**AIM OF THE EXERCISE:** Copy, exactly and only, the lines from the one with "Clone this chart in matplotlib." up to and including the one with "fig = plt.figure(figsize=(W", leaving pictures out.

**TASK INPUTS:**
********
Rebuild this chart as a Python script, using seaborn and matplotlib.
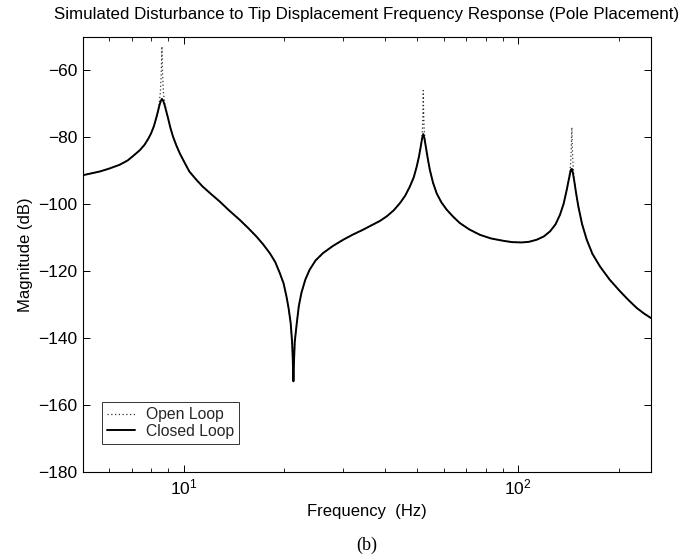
********
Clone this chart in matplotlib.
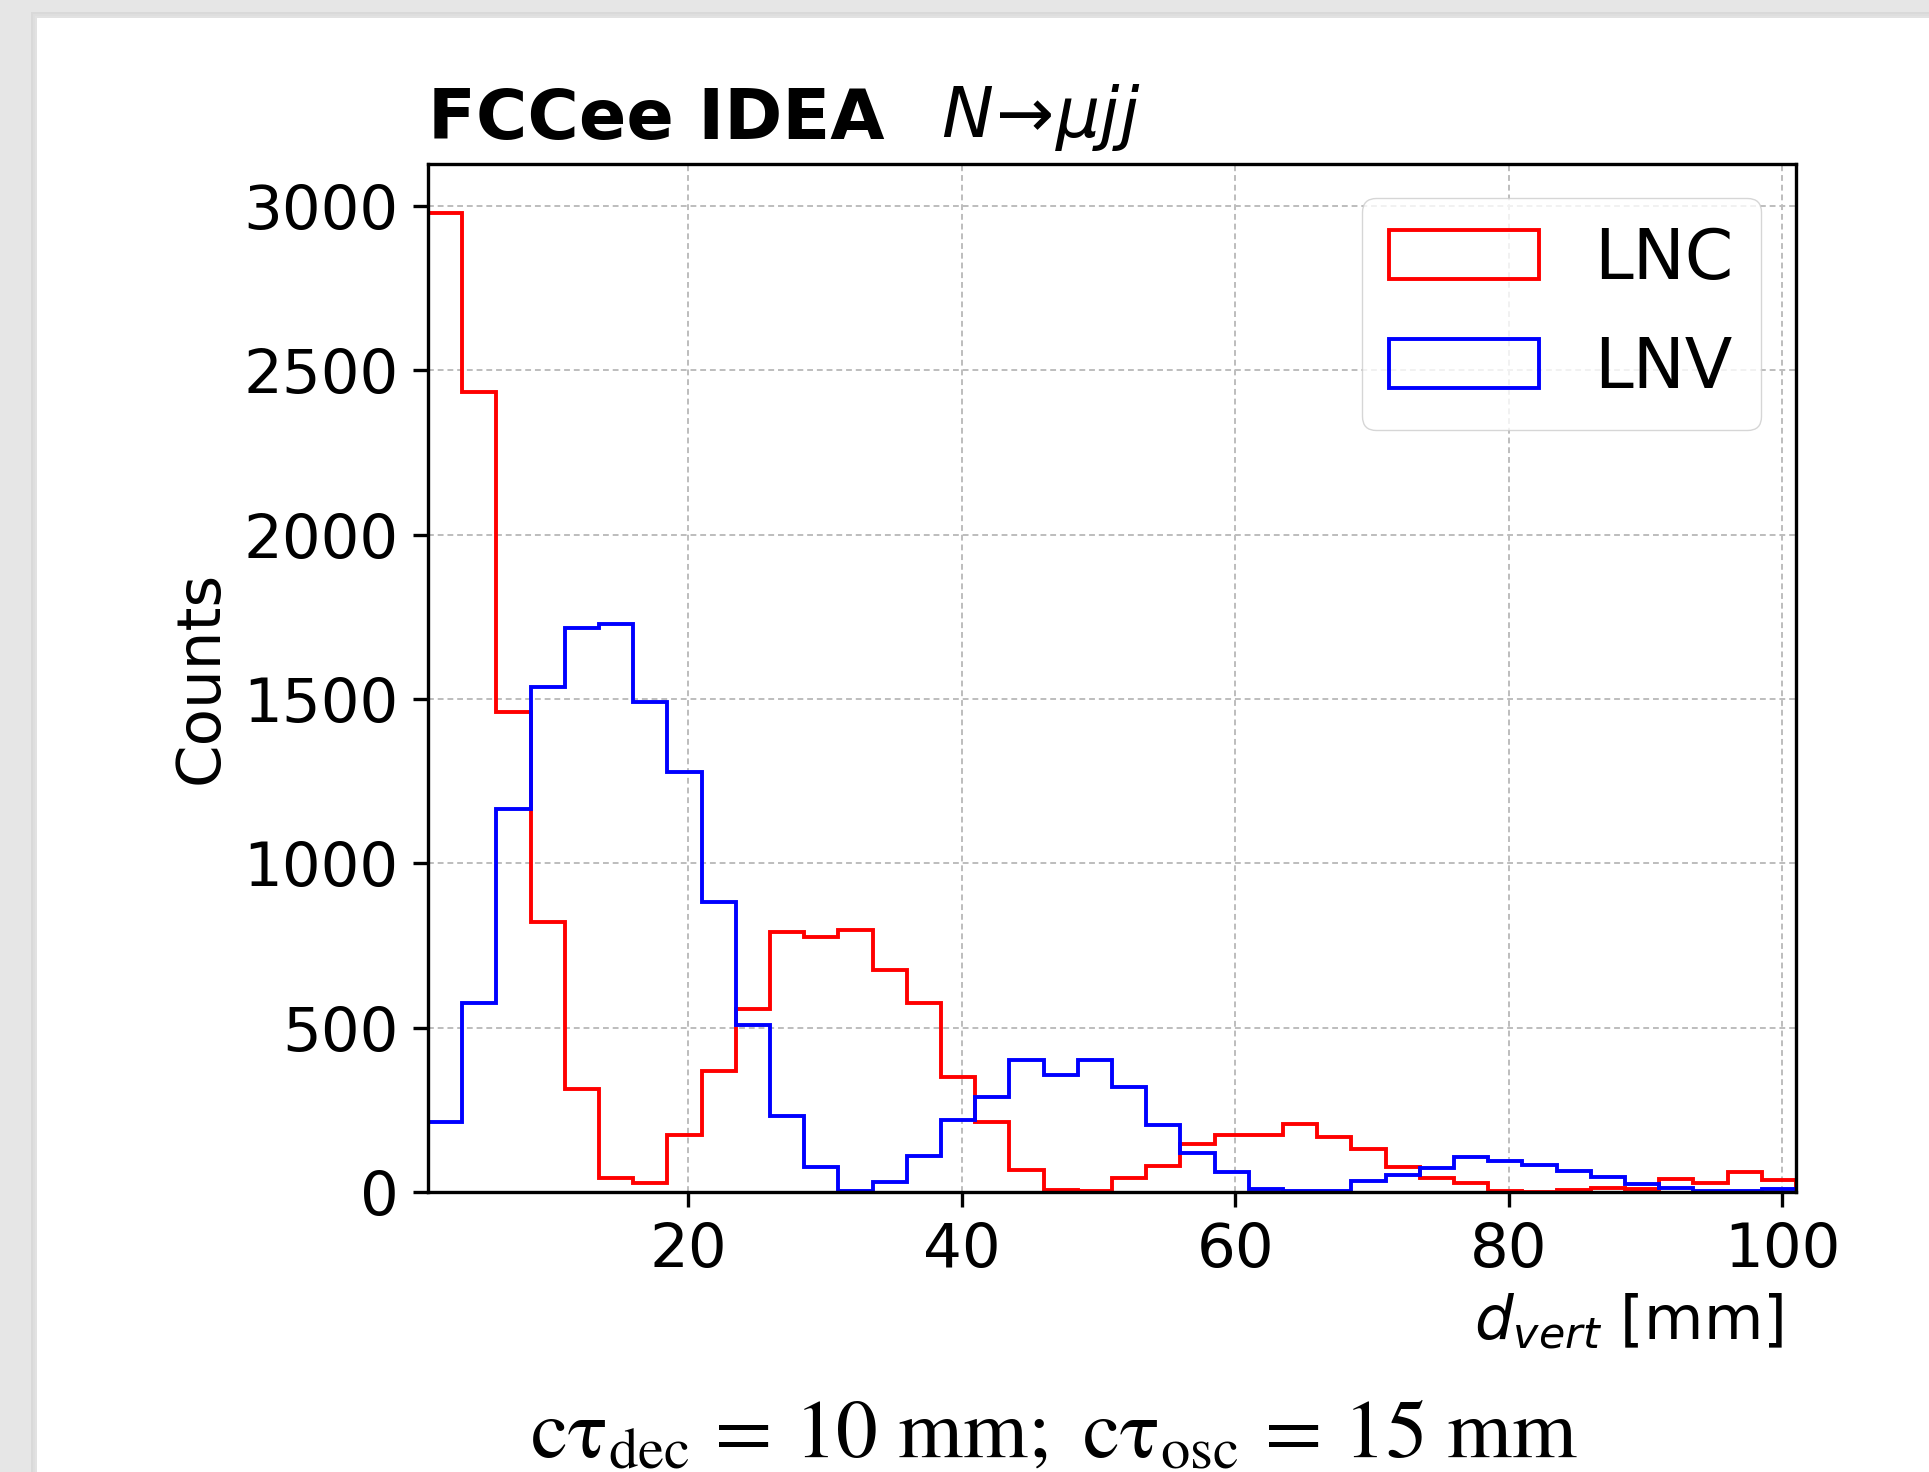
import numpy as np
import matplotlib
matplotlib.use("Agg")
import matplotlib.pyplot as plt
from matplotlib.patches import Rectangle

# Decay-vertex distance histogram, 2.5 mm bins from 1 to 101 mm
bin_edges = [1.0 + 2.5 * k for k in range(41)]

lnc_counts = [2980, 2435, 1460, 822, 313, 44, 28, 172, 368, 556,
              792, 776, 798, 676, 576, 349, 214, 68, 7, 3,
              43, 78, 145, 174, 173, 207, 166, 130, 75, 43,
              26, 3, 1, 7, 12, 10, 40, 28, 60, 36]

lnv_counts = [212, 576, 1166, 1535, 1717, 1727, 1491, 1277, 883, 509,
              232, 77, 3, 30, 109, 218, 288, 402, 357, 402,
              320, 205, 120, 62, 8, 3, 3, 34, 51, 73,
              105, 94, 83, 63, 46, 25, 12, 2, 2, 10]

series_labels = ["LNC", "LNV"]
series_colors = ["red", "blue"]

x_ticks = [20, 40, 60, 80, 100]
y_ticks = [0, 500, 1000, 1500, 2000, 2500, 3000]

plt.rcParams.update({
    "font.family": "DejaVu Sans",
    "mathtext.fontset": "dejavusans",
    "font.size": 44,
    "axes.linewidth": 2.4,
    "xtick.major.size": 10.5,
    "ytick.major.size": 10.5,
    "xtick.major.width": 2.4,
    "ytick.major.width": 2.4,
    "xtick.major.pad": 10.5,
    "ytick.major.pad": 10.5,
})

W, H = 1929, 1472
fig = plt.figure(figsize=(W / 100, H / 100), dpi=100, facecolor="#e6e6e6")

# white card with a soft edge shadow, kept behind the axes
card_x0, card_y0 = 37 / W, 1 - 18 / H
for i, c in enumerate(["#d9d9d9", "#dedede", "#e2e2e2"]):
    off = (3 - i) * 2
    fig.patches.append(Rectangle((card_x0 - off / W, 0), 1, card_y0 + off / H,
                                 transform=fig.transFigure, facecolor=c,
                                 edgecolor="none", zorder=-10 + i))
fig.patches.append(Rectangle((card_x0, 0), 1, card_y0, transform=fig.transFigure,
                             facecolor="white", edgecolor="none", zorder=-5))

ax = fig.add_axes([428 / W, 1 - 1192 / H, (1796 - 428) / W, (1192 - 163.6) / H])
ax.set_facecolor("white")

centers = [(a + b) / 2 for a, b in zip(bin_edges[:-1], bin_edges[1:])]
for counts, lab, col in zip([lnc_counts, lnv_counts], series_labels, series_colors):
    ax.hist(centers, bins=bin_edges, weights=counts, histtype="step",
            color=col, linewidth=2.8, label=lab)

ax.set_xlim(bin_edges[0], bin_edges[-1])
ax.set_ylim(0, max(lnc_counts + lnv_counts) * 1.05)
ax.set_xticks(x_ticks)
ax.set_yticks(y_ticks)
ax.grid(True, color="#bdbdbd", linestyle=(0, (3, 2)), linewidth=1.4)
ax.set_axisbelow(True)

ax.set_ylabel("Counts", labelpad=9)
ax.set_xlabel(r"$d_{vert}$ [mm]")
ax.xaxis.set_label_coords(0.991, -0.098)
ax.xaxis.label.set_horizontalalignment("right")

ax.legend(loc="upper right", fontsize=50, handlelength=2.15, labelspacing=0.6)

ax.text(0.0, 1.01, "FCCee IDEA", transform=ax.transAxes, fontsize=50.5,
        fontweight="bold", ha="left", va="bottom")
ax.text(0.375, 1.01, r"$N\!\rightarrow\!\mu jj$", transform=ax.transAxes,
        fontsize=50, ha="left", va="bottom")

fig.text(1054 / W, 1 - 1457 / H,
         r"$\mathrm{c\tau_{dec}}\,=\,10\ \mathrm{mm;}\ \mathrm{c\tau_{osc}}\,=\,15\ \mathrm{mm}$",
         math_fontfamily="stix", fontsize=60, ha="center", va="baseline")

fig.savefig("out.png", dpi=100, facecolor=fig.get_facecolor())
********
**CORRECT OUTPUT:**
Clone this chart in matplotlib.
import numpy as np
import matplotlib
matplotlib.use("Agg")
import matplotlib.pyplot as plt
from matplotlib.patches import Rectangle

# Decay-vertex distance histogram, 2.5 mm bins from 1 to 101 mm
bin_edges = [1.0 + 2.5 * k for k in range(41)]

lnc_counts = [2980, 2435, 1460, 822, 313, 44, 28, 172, 368, 556,
              792, 776, 798, 676, 576, 349, 214, 68, 7, 3,
              43, 78, 145, 174, 173, 207, 166, 130, 75, 43,
              26, 3, 1, 7, 12, 10, 40, 28, 60, 36]

lnv_counts = [212, 576, 1166, 1535, 1717, 1727, 1491, 1277, 883, 509,
              232, 77, 3, 30, 109, 218, 288, 402, 357, 402,
              320, 205, 120, 62, 8, 3, 3, 34, 51, 73,
              105, 94, 83, 63, 46, 25, 12, 2, 2, 10]

series_labels = ["LNC", "LNV"]
series_colors = ["red", "blue"]

x_ticks = [20, 40, 60, 80, 100]
y_ticks = [0, 500, 1000, 1500, 2000, 2500, 3000]

plt.rcParams.update({
    "font.family": "DejaVu Sans",
    "mathtext.fontset": "dejavusans",
    "font.size": 44,
    "axes.linewidth": 2.4,
    "xtick.major.size": 10.5,
    "ytick.major.size": 10.5,
    "xtick.major.width": 2.4,
    "ytick.major.width": 2.4,
    "xtick.major.pad": 10.5,
    "ytick.major.pad": 10.5,
})

W, H = 1929, 1472
fig = plt.figure(figsize=(W / 100, H / 100), dpi=100, facecolor="#e6e6e6")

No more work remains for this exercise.